“No more lame duck” but Hoffnungstraeger ist Merkel jetzt als Euro Presidentin, schreibt Merkel-Biographin Judy Dempsey und diagnistiziert eine dritte Merkelwende. Auch Politico’s Paul Taylor sieht einen Merkel Milestone Moment:
“In the twilight of her chancellorship, Angela Merkel has secured her place in the pantheon of European statesmanship by agreeing to common EU borrowing to help the countries hardest hit by the coronavirus rebuild their economies.”
The FT’s Martin Wolf findet auch “…this is a Merkel moment. Once again, this ever-cautious politician has made a decisive move.” Denn “As Anatole Kaletsky of Gavekal has argued, the Franco-German proposal is far more significant than (the) relatively modest numbers suggest. It includes two innovations: the ability of the commission to borrow on its account and so create a new class of EU bonds; and the fact that the borrowing is to be financed by new European-wide taxes on carbon emissions or financial and digital transactions. The leverage on the tax revenue allowed by the ability to borrow could be huge. If, for example, the EU would float an irredeemable bond at 1 per cent (a conservative assumption), it could borrow €100bn, forever, on €1bn of annual revenue. That is a very big deal.”
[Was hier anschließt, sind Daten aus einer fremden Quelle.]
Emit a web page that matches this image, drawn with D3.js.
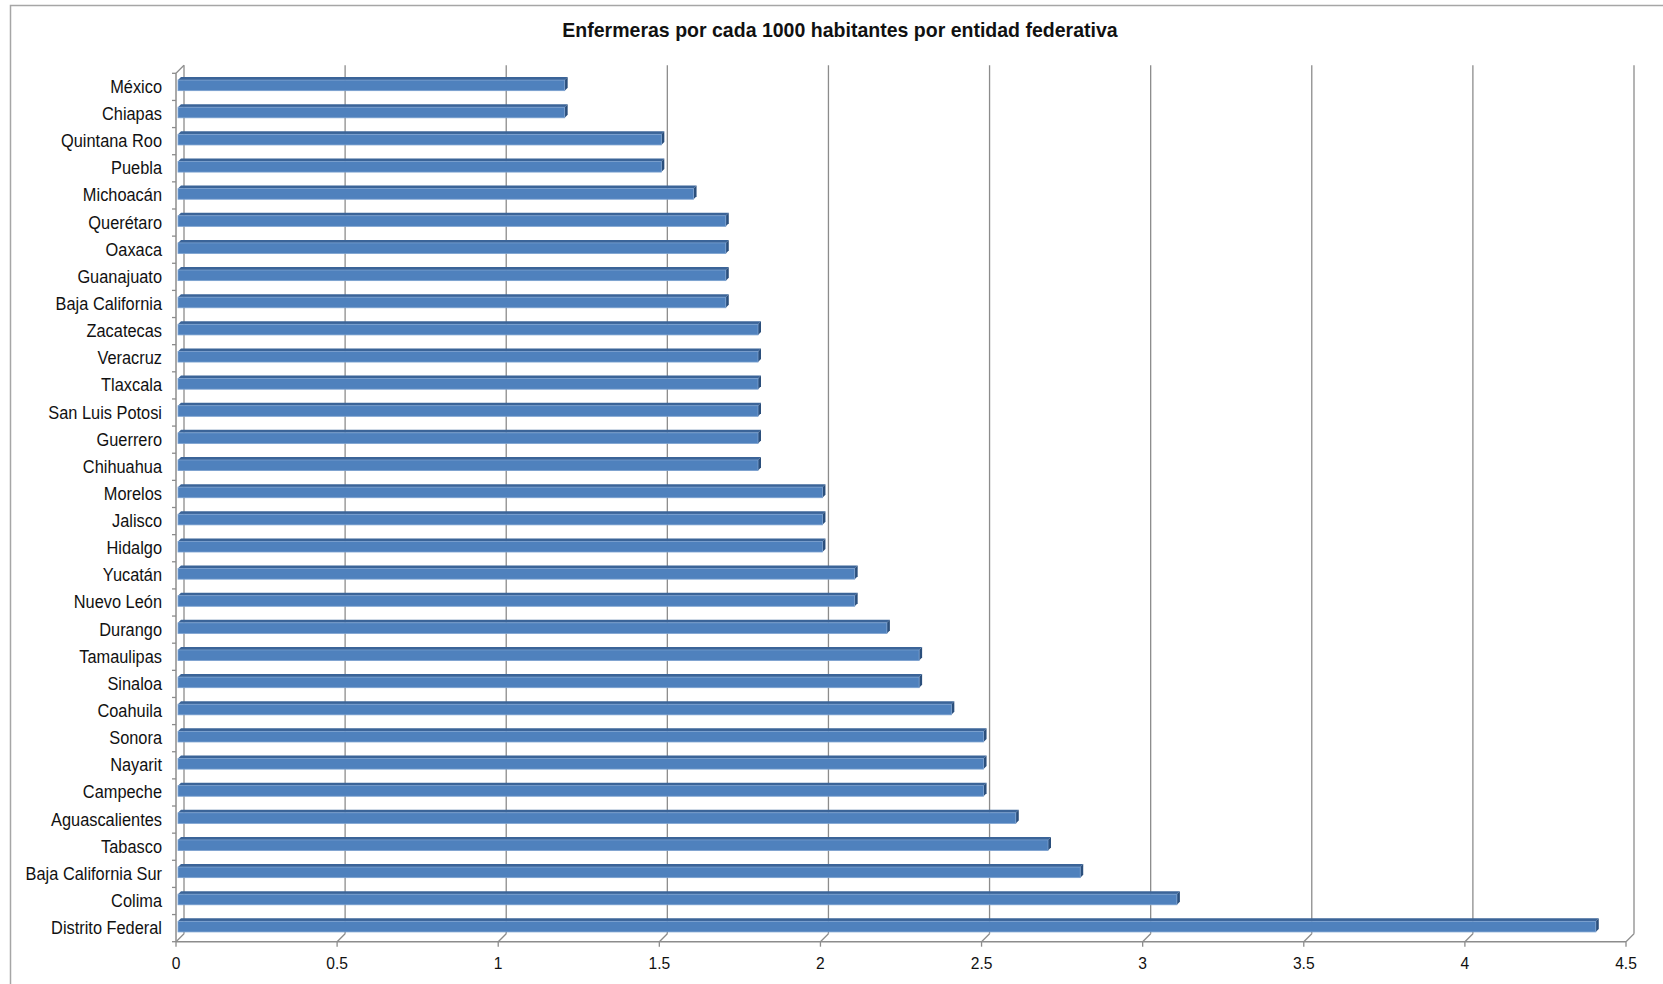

Die Anglos sind happy. Finally the penny is dropping. Auch der Economist lobt:
“There is recognition that without some form of transfer between Germany and her struggling neighbours in southern Europe, political misery beckons. … Rather than a lame chancellor limping to the end of her 15-year career, Mrs Merkel sits on a pile of political capital, gained from competent handling of the pandemic. Germany has the means to change Europe—if it chooses.”